[Entries taken from a collection]
# # #
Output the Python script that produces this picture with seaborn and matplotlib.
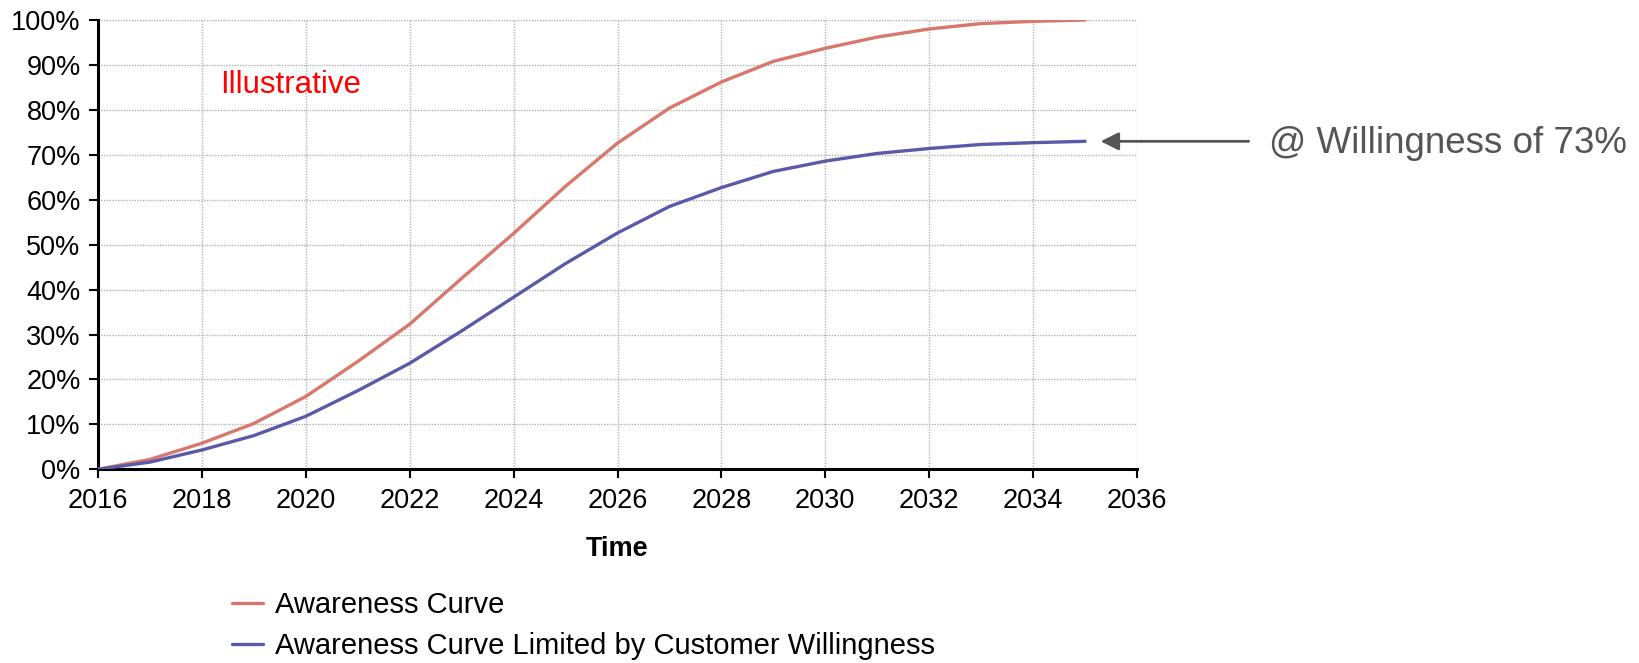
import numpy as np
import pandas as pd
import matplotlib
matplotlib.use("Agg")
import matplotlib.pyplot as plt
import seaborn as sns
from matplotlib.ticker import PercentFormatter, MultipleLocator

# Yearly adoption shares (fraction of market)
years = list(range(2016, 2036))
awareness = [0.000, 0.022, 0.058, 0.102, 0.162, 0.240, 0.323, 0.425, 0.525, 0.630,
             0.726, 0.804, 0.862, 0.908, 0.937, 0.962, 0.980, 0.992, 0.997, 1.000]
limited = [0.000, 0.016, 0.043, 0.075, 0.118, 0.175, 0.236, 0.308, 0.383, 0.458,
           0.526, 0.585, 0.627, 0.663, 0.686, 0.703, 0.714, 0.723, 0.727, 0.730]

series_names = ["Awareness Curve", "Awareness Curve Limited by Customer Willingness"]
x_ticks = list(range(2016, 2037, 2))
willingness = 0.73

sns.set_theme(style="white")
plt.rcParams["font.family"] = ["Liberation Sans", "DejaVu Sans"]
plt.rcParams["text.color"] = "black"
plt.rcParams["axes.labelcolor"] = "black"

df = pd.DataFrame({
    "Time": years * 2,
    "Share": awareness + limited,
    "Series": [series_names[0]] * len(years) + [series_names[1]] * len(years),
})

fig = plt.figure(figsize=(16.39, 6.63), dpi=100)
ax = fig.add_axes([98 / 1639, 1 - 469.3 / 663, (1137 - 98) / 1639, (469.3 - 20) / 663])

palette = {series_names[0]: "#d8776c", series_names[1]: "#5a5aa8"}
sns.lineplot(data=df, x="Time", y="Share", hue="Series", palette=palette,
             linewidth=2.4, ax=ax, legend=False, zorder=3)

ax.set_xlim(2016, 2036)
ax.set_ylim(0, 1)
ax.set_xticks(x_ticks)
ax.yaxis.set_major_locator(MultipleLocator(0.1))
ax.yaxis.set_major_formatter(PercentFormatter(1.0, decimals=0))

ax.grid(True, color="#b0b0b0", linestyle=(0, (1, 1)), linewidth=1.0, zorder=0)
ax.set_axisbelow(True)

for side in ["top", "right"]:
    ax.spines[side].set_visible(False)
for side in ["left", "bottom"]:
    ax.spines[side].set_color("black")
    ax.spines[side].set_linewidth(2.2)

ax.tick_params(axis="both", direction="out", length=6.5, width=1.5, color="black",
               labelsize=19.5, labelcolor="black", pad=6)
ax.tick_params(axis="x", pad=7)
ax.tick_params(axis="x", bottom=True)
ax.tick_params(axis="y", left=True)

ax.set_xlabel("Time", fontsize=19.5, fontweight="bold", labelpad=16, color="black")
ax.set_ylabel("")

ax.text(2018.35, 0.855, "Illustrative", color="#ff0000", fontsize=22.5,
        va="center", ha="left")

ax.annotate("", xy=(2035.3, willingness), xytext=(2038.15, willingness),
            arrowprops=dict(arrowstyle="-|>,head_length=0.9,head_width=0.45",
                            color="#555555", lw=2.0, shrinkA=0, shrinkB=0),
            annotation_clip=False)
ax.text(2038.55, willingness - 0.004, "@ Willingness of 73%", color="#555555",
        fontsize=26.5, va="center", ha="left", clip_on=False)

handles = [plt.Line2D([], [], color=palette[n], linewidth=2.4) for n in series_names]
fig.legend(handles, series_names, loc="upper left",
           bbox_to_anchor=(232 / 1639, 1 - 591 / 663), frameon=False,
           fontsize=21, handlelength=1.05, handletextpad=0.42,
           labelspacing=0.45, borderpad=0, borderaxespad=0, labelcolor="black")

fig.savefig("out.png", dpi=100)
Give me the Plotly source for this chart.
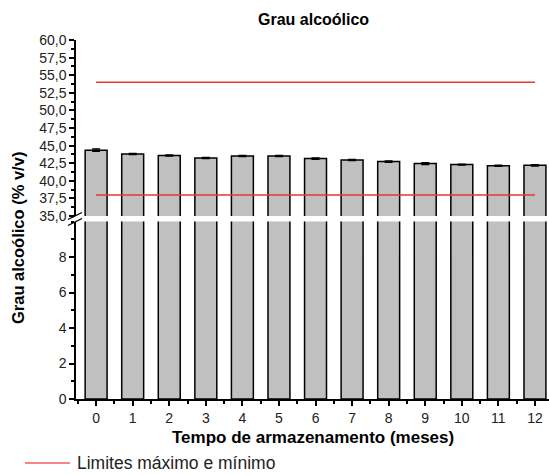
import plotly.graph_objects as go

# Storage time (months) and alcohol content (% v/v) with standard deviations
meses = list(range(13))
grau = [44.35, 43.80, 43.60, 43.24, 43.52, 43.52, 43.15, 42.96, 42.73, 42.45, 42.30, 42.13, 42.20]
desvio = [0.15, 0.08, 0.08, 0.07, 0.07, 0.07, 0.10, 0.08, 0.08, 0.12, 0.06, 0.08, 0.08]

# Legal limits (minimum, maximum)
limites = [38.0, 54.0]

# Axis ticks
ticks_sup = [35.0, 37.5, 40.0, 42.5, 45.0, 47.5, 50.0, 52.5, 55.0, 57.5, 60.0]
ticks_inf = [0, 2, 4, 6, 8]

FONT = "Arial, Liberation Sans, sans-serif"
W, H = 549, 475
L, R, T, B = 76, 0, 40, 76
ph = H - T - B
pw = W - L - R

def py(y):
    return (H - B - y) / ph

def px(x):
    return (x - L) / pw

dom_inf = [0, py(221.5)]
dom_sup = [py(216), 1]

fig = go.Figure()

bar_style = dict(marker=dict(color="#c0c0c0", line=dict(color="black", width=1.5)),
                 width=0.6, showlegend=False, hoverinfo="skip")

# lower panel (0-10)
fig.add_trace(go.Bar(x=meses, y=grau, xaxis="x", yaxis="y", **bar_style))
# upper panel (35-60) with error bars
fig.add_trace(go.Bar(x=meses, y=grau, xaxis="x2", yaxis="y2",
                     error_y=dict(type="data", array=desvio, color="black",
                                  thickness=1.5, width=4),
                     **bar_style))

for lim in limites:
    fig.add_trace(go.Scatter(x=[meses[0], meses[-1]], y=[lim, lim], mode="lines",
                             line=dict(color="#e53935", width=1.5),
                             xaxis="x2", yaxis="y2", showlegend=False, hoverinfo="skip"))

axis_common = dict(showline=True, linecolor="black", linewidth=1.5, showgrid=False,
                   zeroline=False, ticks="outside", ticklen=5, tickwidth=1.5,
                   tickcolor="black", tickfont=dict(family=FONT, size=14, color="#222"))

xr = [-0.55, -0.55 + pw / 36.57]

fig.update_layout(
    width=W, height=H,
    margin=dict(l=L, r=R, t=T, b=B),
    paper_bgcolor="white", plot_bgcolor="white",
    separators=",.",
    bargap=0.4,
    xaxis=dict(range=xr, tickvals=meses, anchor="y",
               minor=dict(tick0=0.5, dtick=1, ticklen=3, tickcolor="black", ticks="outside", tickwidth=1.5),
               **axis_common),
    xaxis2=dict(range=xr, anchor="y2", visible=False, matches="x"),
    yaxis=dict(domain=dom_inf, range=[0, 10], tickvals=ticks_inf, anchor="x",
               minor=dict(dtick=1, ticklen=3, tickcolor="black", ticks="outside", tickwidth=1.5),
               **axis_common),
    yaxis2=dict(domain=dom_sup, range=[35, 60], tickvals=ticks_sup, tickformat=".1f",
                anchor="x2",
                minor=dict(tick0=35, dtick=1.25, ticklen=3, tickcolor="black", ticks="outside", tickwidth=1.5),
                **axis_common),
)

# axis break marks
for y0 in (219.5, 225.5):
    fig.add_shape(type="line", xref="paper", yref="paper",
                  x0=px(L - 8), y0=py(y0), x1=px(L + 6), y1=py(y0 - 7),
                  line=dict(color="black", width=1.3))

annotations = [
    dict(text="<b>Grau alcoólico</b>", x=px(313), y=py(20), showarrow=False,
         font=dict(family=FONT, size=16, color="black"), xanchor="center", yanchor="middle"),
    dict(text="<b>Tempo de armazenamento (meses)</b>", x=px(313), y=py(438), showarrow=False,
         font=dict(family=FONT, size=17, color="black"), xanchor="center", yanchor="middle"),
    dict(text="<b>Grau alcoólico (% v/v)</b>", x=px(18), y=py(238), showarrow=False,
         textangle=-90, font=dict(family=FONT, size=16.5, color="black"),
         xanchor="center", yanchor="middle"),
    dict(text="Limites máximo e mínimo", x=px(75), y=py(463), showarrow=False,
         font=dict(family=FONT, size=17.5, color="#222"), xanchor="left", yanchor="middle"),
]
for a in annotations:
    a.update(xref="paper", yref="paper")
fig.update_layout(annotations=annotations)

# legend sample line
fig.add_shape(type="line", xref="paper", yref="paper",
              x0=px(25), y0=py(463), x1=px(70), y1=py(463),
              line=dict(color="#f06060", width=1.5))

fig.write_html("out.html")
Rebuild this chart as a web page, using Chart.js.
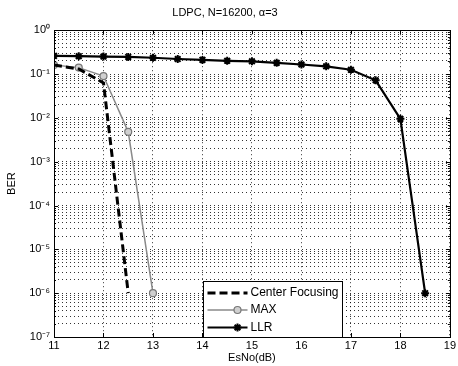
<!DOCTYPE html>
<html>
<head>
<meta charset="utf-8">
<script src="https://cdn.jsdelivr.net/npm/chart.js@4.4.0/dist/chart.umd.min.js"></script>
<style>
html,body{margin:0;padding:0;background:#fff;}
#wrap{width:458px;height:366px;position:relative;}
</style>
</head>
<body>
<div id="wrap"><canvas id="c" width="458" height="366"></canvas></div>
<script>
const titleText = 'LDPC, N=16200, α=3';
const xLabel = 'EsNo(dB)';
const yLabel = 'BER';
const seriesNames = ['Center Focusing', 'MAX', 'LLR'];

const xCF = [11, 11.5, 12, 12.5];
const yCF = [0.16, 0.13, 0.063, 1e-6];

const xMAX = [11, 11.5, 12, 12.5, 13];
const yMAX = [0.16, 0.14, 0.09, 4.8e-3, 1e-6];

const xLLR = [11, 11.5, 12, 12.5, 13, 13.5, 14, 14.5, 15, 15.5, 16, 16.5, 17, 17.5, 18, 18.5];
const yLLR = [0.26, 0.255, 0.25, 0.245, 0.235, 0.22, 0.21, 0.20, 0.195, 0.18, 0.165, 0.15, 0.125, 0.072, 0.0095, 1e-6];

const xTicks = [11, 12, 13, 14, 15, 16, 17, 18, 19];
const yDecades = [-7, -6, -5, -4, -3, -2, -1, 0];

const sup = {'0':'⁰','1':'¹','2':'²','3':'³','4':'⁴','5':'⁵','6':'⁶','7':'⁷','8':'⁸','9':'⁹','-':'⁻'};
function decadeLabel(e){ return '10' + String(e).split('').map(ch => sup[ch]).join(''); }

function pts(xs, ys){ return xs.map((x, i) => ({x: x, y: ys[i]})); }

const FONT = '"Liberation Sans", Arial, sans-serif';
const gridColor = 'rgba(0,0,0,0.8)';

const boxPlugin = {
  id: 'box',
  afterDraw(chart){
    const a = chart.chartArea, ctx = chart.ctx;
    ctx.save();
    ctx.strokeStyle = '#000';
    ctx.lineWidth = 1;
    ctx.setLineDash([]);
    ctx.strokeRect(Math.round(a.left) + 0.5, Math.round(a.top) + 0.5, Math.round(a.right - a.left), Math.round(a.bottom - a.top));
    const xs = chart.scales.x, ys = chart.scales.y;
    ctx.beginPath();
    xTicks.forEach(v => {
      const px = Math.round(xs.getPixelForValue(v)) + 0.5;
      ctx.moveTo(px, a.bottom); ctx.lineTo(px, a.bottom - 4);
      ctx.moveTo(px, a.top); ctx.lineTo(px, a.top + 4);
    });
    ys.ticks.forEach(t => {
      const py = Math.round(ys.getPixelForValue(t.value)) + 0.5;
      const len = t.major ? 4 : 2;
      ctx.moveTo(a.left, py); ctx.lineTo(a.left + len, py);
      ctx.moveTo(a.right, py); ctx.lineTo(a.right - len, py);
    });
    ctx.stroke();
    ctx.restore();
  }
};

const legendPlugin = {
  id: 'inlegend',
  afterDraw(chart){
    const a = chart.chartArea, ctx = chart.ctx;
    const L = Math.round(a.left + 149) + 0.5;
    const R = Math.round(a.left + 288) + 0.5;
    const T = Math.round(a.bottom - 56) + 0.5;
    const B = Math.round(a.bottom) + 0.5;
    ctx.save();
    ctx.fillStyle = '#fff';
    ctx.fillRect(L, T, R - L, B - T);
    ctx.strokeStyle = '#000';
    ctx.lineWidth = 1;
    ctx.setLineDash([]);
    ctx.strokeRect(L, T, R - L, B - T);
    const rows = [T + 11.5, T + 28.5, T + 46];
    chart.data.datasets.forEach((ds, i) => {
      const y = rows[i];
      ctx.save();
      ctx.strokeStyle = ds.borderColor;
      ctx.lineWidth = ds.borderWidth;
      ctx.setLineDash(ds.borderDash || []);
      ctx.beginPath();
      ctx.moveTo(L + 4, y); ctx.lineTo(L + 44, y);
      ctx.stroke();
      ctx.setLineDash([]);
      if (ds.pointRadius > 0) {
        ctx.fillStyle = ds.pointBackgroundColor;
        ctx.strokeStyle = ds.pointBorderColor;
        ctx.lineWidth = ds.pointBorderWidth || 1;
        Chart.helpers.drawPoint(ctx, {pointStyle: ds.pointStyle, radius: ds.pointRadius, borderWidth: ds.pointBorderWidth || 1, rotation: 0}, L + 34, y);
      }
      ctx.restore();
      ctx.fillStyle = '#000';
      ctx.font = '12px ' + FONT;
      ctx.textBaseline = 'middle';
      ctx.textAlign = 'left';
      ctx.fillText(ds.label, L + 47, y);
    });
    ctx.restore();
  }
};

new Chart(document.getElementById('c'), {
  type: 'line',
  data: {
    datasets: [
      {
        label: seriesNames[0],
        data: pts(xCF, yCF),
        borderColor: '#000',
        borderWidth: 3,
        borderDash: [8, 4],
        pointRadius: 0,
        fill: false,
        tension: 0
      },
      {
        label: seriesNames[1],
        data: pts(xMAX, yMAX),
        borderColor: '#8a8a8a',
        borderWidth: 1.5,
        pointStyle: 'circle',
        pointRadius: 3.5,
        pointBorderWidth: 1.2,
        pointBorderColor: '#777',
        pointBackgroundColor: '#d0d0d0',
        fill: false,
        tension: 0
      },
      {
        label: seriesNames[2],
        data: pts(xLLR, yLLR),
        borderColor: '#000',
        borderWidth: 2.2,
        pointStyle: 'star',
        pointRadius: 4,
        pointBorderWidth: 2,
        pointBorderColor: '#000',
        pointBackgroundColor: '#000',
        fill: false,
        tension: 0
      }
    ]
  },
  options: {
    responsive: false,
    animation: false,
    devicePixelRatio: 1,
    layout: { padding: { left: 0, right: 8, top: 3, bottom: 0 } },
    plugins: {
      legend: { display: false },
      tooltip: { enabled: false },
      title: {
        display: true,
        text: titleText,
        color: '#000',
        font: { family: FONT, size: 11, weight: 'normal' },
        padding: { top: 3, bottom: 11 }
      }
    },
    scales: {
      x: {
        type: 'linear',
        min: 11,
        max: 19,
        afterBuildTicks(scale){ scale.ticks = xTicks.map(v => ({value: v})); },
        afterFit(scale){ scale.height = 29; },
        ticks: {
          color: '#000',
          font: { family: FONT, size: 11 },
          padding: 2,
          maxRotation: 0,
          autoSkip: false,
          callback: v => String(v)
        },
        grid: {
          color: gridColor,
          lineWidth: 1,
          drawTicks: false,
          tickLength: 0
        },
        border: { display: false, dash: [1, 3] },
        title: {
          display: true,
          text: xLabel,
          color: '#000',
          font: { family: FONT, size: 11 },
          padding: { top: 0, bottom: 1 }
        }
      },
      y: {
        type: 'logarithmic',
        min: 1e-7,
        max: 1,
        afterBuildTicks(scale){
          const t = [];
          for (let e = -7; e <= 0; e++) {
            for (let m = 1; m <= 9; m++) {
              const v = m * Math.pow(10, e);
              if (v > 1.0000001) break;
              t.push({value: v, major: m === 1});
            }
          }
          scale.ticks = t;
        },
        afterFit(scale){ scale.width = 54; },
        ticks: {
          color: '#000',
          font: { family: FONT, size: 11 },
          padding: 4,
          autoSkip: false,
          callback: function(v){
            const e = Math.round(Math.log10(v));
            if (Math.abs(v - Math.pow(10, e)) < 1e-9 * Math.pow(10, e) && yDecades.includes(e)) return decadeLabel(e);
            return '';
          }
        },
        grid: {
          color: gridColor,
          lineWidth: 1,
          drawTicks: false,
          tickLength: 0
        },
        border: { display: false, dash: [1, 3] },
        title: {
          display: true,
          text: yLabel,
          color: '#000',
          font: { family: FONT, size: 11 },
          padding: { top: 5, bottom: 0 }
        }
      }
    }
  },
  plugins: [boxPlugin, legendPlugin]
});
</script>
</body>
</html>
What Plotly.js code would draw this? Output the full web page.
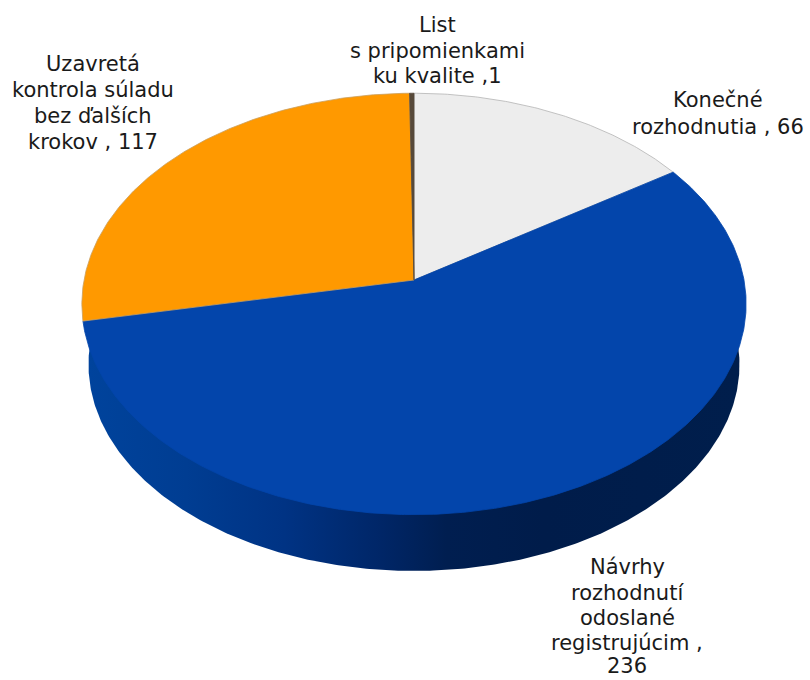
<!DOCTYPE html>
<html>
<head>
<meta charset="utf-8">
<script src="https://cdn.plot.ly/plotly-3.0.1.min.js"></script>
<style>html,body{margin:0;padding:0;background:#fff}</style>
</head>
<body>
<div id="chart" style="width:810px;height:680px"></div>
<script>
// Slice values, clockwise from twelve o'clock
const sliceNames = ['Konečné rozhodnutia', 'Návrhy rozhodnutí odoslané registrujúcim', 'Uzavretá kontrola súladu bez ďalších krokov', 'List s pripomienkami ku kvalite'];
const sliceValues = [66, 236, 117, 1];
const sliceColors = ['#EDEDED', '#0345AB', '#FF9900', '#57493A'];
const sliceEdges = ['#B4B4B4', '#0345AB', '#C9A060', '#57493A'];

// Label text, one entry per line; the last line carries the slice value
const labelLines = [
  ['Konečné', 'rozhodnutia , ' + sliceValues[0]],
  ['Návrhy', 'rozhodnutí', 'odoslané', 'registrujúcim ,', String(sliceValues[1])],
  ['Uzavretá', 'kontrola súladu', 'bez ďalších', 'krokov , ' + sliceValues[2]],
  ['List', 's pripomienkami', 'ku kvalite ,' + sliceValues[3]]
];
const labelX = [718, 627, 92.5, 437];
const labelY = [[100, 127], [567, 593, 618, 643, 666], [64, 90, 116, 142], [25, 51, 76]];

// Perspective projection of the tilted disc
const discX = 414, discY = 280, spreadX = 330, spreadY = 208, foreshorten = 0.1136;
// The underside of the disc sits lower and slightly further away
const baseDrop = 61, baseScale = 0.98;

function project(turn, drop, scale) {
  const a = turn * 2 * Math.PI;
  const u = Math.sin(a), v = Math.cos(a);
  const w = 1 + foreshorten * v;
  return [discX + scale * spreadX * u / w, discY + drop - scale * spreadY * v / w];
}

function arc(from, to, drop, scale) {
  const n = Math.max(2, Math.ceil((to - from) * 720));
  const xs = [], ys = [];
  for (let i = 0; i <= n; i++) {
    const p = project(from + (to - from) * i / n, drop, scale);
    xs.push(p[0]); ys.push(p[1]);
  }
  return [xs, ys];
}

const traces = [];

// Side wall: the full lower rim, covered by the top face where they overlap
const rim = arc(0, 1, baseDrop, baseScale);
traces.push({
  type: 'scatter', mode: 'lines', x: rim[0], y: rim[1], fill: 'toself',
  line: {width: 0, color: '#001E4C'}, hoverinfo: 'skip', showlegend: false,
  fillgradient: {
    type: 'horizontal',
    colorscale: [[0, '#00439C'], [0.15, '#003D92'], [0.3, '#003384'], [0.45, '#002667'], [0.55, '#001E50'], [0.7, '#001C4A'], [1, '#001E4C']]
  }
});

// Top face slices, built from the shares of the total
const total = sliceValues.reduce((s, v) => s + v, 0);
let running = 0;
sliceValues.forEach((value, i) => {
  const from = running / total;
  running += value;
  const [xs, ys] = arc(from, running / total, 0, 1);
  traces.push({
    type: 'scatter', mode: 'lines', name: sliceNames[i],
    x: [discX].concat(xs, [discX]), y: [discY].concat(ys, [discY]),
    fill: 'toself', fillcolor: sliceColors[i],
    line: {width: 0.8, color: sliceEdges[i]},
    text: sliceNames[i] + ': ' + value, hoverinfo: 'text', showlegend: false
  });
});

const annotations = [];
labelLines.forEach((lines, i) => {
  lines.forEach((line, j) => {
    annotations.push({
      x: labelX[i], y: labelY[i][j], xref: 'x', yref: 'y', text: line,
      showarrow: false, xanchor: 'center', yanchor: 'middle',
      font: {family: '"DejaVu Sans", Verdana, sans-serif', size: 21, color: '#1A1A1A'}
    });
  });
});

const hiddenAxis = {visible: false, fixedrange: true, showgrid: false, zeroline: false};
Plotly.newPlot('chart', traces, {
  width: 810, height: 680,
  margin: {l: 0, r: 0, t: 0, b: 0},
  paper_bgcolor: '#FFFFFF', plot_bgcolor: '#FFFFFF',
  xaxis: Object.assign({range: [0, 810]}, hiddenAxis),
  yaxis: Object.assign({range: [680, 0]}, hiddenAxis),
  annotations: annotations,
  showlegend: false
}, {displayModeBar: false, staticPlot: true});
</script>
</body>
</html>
# # #
__SHORT PROBLEM__:
Copy, word for word, the entries above from the first line to the line that holds "ax.spines[side].set_linewidth(2.2)". Drop the pictures.

__EXERCISE OUTPUT__:
Output the Python script that produces this picture with seaborn and matplotlib.
import numpy as np
import pandas as pd
import matplotlib
matplotlib.use("Agg")
import matplotlib.pyplot as plt
import seaborn as sns
from matplotlib.ticker import PercentFormatter, MultipleLocator

# Yearly adoption shares (fraction of market)
years = list(range(2016, 2036))
awareness = [0.000, 0.022, 0.058, 0.102, 0.162, 0.240, 0.323, 0.425, 0.525, 0.630,
             0.726, 0.804, 0.862, 0.908, 0.937, 0.962, 0.980, 0.992, 0.997, 1.000]
limited = [0.000, 0.016, 0.043, 0.075, 0.118, 0.175, 0.236, 0.308, 0.383, 0.458,
           0.526, 0.585, 0.627, 0.663, 0.686, 0.703, 0.714, 0.723, 0.727, 0.730]

series_names = ["Awareness Curve", "Awareness Curve Limited by Customer Willingness"]
x_ticks = list(range(2016, 2037, 2))
willingness = 0.73

sns.set_theme(style="white")
plt.rcParams["font.family"] = ["Liberation Sans", "DejaVu Sans"]
plt.rcParams["text.color"] = "black"
plt.rcParams["axes.labelcolor"] = "black"

df = pd.DataFrame({
    "Time": years * 2,
    "Share": awareness + limited,
    "Series": [series_names[0]] * len(years) + [series_names[1]] * len(years),
})

fig = plt.figure(figsize=(16.39, 6.63), dpi=100)
ax = fig.add_axes([98 / 1639, 1 - 469.3 / 663, (1137 - 98) / 1639, (469.3 - 20) / 663])

palette = {series_names[0]: "#d8776c", series_names[1]: "#5a5aa8"}
sns.lineplot(data=df, x="Time", y="Share", hue="Series", palette=palette,
             linewidth=2.4, ax=ax, legend=False, zorder=3)

ax.set_xlim(2016, 2036)
ax.set_ylim(0, 1)
ax.set_xticks(x_ticks)
ax.yaxis.set_major_locator(MultipleLocator(0.1))
ax.yaxis.set_major_formatter(PercentFormatter(1.0, decimals=0))

ax.grid(True, color="#b0b0b0", linestyle=(0, (1, 1)), linewidth=1.0, zorder=0)
ax.set_axisbelow(True)

for side in ["top", "right"]:
    ax.spines[side].set_visible(False)
for side in ["left", "bottom"]:
    ax.spines[side].set_color("black")
    ax.spines[side].set_linewidth(2.2)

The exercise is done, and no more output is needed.